=== Data lines ===

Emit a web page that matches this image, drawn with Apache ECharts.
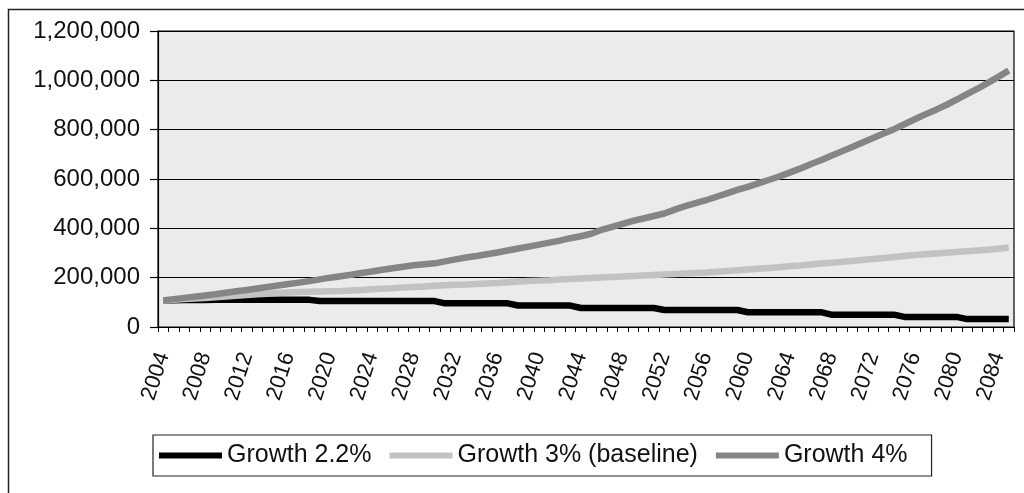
<!DOCTYPE html>
<html>
<head>
<meta charset="utf-8">
<script src="https://cdn.jsdelivr.net/npm/echarts@6/dist/echarts.min.js"></script>
<style>
html,body{margin:0;padding:0;background:#fff;}
#chart{width:1024px;height:493px;}
</style>
</head>
<body>
<div id="chart"></div>
<script>
// Categories: years 2004..2085
var years = ["2004","2005","2006","2007","2008","2009","2010","2011","2012","2013",
"2014","2015","2016","2017","2018","2019","2020","2021","2022","2023",
"2024","2025","2026","2027","2028","2029","2030","2031","2032","2033",
"2034","2035","2036","2037","2038","2039","2040","2041","2042","2043",
"2044","2045","2046","2047","2048","2049","2050","2051","2052","2053",
"2054","2055","2056","2057","2058","2059","2060","2061","2062","2063",
"2064","2065","2066","2067","2068","2069","2070","2071","2072","2073",
"2074","2075","2076","2077","2078","2079","2080","2081","2082","2083",
"2084","2085"];

var seriesNames = ["Growth 2.2%", "Growth 3% (baseline)", "Growth 4%"];

// Growth 2.2% (thousands)
var growth22 = [108,108,109,109,109,110,110,110,110,110,
110,110,110,110,110,105,105,105,105,105,
105,105,105,105,105,105,105,96,96,96,
96,96,96,96,87,87,87,87,87,87,
77,77,77,77,77,77,77,77,69,69,
69,69,69,69,69,69,60,60,60,60,
60,60,60,60,50,50,50,50,50,50,
50,41,41,41,41,41,41,32,32,32,
32,32];

// Growth 3% (baseline)
var growth3 = [108,110,113,116,118,121,124,127,130,133,
135,138,140,142,143,144,145,146,148,150,
153,155,157,160,162,164,167,169,171,172,
174,176,178,181,184,186,188,190,193,195,
197,199,201,203,205,207,209,211,213,215,
217,219,221,224,227,230,233,236,239,242,
246,249,253,257,260,264,268,272,276,280,
284,288,292,295,298,301,304,307,310,313,
317,322];

// Growth 4%
var growth4 = [108,113,118,123,128,133,139,145,150,156,
162,168,174,180,186,193,200,206,212,219,
225,232,238,244,250,254,258,266,274,282,
288,295,302,310,318,326,334,342,350,360,
368,378,394,406,418,430,440,450,460,476,
490,502,514,528,542,556,568,582,596,610,
626,642,660,676,694,712,730,748,766,784,
802,822,842,862,880,900,922,944,966,990,
1014,1040];

var yTicks = [0, 200000, 400000, 600000, 800000, 1000000, 1200000];

function toUnits(arr){ return arr.map(function(v){ return v*1000; }); }
function fmt(v){ return String(v).replace(/\B(?=(\d{3})+(?!\d))/g, ","); }

var FONT = "Liberation Sans";
var chart = echarts.init(document.getElementById('chart'));
chart.setOption({
  animation: false,
  backgroundColor: '#ffffff',
  graphic: [{
    type: 'rect', silent: true, z: -1,
    shape: {x: 8.5, y: 9.5, width: 1100, height: 600},
    style: {fill: 'none', stroke: '#222', lineWidth: 1.5}
  }],
  grid: {
    left: 158, right: 10, top: 31, bottom: 166,
    show: true, backgroundColor: '#ebebeb', borderColor: '#000', borderWidth: 1.2
  },
  legend: {
    data: seriesNames,
    left: 153, top: 435,
    orient: 'horizontal',
    icon: 'rect',
    itemWidth: 63, itemHeight: 6,
    itemGap: 18,
    padding: [8, 24, 8, 6],
    borderColor: '#222', borderWidth: 1.2,
    backgroundColor: '#fff',
    textStyle: {fontFamily: FONT, fontSize: 25, color: '#111'}
  },
  xAxis: {
    type: 'category',
    data: years,
    boundaryGap: true,
    axisLine: {lineStyle: {color: '#000', width: 1.2}},
    axisTick: {show: true, interval: 0, length: 5, lineStyle: {color: '#000'}},
    axisLabel: {interval: 3, rotate: 72, margin: 26, fontFamily: FONT, fontSize: 22, color: '#111'},
    splitLine: {show: false}
  },
  yAxis: {
    type: 'value',
    min: 0, max: 1200000, interval: 200000,
    axisLine: {show: true, lineStyle: {color: '#000', width: 1.2}},
    axisTick: {show: true, length: 8, lineStyle: {color: '#000', width: 1.2}},
    axisLabel: {margin: 18, fontFamily: FONT, fontSize: 24, color: '#111',
      formatter: function(v){ return fmt(v); }},
    splitLine: {show: true, lineStyle: {color: '#000', width: 1.2}}
  },
  series: [
    {name: seriesNames[0], type: 'line', data: toUnits(growth22), symbol: 'none',
     lineStyle: {color: '#000000', width: 6.5}, itemStyle: {color: '#000000'}},
    {name: seriesNames[1], type: 'line', data: toUnits(growth3), symbol: 'none',
     lineStyle: {color: '#c2c2c2', width: 6.5}, itemStyle: {color: '#c2c2c2'}},
    {name: seriesNames[2], type: 'line', data: toUnits(growth4), symbol: 'none',
     lineStyle: {color: '#858585', width: 6.5}, itemStyle: {color: '#858585'}}
  ]
});
</script>
</body>
</html>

===

Leave every image out, and retype the material exactly.

Emit a web page that matches this image, drawn with Apache ECharts.
<!DOCTYPE html>
<html>
<head>
<meta charset="utf-8">
<script src="https://cdn.jsdelivr.net/npm/echarts@6/dist/echarts.min.js"></script>
<style>
html,body{margin:0;padding:0;background:#fff;}
#chart{width:1024px;height:493px;}
</style>
</head>
<body>
<div id="chart"></div>
<script>
// Categories: years 2004..2085
var years = ["2004","2005","2006","2007","2008","2009","2010","2011","2012","2013",
"2014","2015","2016","2017","2018","2019","2020","2021","2022","2023",
"2024","2025","2026","2027","2028","2029","2030","2031","2032","2033",
"2034","2035","2036","2037","2038","2039","2040","2041","2042","2043",
"2044","2045","2046","2047","2048","2049","2050","2051","2052","2053",
"2054","2055","2056","2057","2058","2059","2060","2061","2062","2063",
"2064","2065","2066","2067","2068","2069","2070","2071","2072","2073",
"2074","2075","2076","2077","2078","2079","2080","2081","2082","2083",
"2084","2085"];

var seriesNames = ["Growth 2.2%", "Growth 3% (baseline)", "Growth 4%"];

// Growth 2.2% (thousands)
var growth22 = [108,108,109,109,109,110,110,110,110,110,
110,110,110,110,110,105,105,105,105,105,
105,105,105,105,105,105,105,96,96,96,
96,96,96,96,87,87,87,87,87,87,
77,77,77,77,77,77,77,77,69,69,
69,69,69,69,69,69,60,60,60,60,
60,60,60,60,50,50,50,50,50,50,
50,41,41,41,41,41,41,32,32,32,
32,32];

// Growth 3% (baseline)
var growth3 = [108,110,113,116,118,121,124,127,130,133,
135,138,140,142,143,144,145,146,148,150,
153,155,157,160,162,164,167,169,171,172,
174,176,178,181,184,186,188,190,193,195,
197,199,201,203,205,207,209,211,213,215,
217,219,221,224,227,230,233,236,239,242,
246,249,253,257,260,264,268,272,276,280,
284,288,292,295,298,301,304,307,310,313,
317,322];

// Growth 4%
var growth4 = [108,113,118,123,128,133,139,145,150,156,
162,168,174,180,186,193,200,206,212,219,
225,232,238,244,250,254,258,266,274,282,
288,295,302,310,318,326,334,342,350,360,
368,378,394,406,418,430,440,450,460,476,
490,502,514,528,542,556,568,582,596,610,
626,642,660,676,694,712,730,748,766,784,
802,822,842,862,880,900,922,944,966,990,
1014,1040];

var yTicks = [0, 200000, 400000, 600000, 800000, 1000000, 1200000];

function toUnits(arr){ return arr.map(function(v){ return v*1000; }); }
function fmt(v){ return String(v).replace(/\B(?=(\d{3})+(?!\d))/g, ","); }

var FONT = "Liberation Sans";
var chart = echarts.init(document.getElementById('chart'));
chart.setOption({
  animation: false,
  backgroundColor: '#ffffff',
  graphic: [{
    type: 'rect', silent: true, z: -1,
    shape: {x: 8.5, y: 9.5, width: 1100, height: 600},
    style: {fill: 'none', stroke: '#222', lineWidth: 1.5}
  }],
  grid: {
    left: 158, right: 10, top: 31, bottom: 166,
    show: true, backgroundColor: '#ebebeb', borderColor: '#000', borderWidth: 1.2
  },
  legend: {
    data: seriesNames,
    left: 153, top: 435,
    orient: 'horizontal',
    icon: 'rect',
    itemWidth: 63, itemHeight: 6,
    itemGap: 18,
    padding: [8, 24, 8, 6],
    borderColor: '#222', borderWidth: 1.2,
    backgroundColor: '#fff',
    textStyle: {fontFamily: FONT, fontSize: 25, color: '#111'}
  },
  xAxis: {
    type: 'category',
    data: years,
    boundaryGap: true,
    axisLine: {lineStyle: {color: '#000', width: 1.2}},
    axisTick: {show: true, interval: 0, length: 5, lineStyle: {color: '#000'}},
    axisLabel: {interval: 3, rotate: 72, margin: 26, fontFamily: FONT, fontSize: 22, color: '#111'},
    splitLine: {show: false}
  },
  yAxis: {
    type: 'value',
    min: 0, max: 1200000, interval: 200000,
    axisLine: {show: true, lineStyle: {color: '#000', width: 1.2}},
    axisTick: {show: true, length: 8, lineStyle: {color: '#000', width: 1.2}},
    axisLabel: {margin: 18, fontFamily: FONT, fontSize: 24, color: '#111',
      formatter: function(v){ return fmt(v); }},
    splitLine: {show: true, lineStyle: {color: '#000', width: 1.2}}
  },
  series: [
    {name: seriesNames[0], type: 'line', data: toUnits(growth22), symbol: 'none',
     lineStyle: {color: '#000000', width: 6.5}, itemStyle: {color: '#000000'}},
    {name: seriesNames[1], type: 'line', data: toUnits(growth3), symbol: 'none',
     lineStyle: {color: '#c2c2c2', width: 6.5}, itemStyle: {color: '#c2c2c2'}},
    {name: seriesNames[2], type: 'line', data: toUnits(growth4), symbol: 'none',
     lineStyle: {color: '#858585', width: 6.5}, itemStyle: {color: '#858585'}}
  ]
});
</script>
</body>
</html>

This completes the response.